David Miner says:
“Why surf the web for hours trying (unsucesfully) to find something funny, when you can just pick up this book and surf Mike Sacks’ brilliant brain? Funny tweets, texts, stories, lists, confessions, rules, and even dirty pictures… all between these two covers, with no cookies or pop-ups.”
While I agree with the spirit of this blurb, and indeed, would even amplify some of Miner’s enthusiasm, I have two reservations.
One: David Miner is a TV producer (30 Rock, Parks and Recreation) so I assumed that he is far too busy and important to do any of his web surfing himself. I’m sure he has minions doing it for him. My suspicion is these minions do not have the proper education or web “savvy” to find humor on the Internet. There’s plenty to find. (I note from IMBD that Miner was a producer on The Onion Movie, so perhaps his blurb suffers from hyperbole.) But if he’s serious, I’d suggest he hire a couple of librarians, or find a few interns from a library and information science program. I could hook him up.
My second problem is of greater substance. He believes that the lack of pop-ups is a selling feature of this book, while I think ADDING pop-ups to the book would enhance the humor. (Especially the piece titled, “The Kama Sutra Corrections.”)
That said, I’d give Miner’s blurb 5 out of 5 stars. (Yes, I’m sucking up, but who knows, perhaps he’d like to produce one of my books some day.)
Now, you may be saying, “Mark, how can I possibly decide if this book is worth my time or not?” You may be saying, “behold the season of Intestinal Cramping!” You may simply be too excited about the prospect of a “Kama Sutra Corrections” pop-up book to form coherent speech. To all these concerns, I say Mike Sacks book is the GREATEST THING EVER WRITTEN. There. I’ve said it. I’m glad I have it off my chest.

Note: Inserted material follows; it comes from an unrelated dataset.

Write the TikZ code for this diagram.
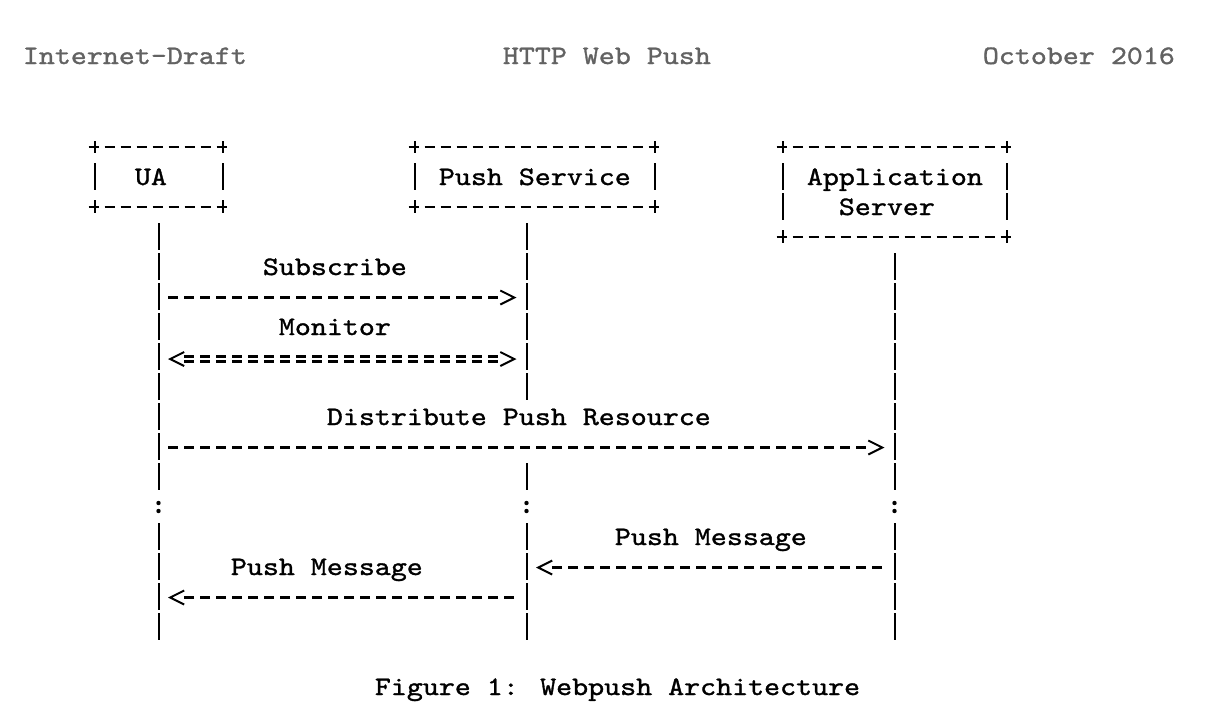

If that’s not enough to make you want to read it, here is an excerpt from: “Out-of-Office E-Mails That Might Not Fly With Those In Charge.”
“I will be out of the office until May 23rd because I’m taking a “voyage quest” into the woods behind my condominium. I will be bringing with me only a can of beans and an issue of Swank. So, obviously, “not reachable” . . .” *
This piece alone had me laughing out loud on several occasions, and that is high praise indeed.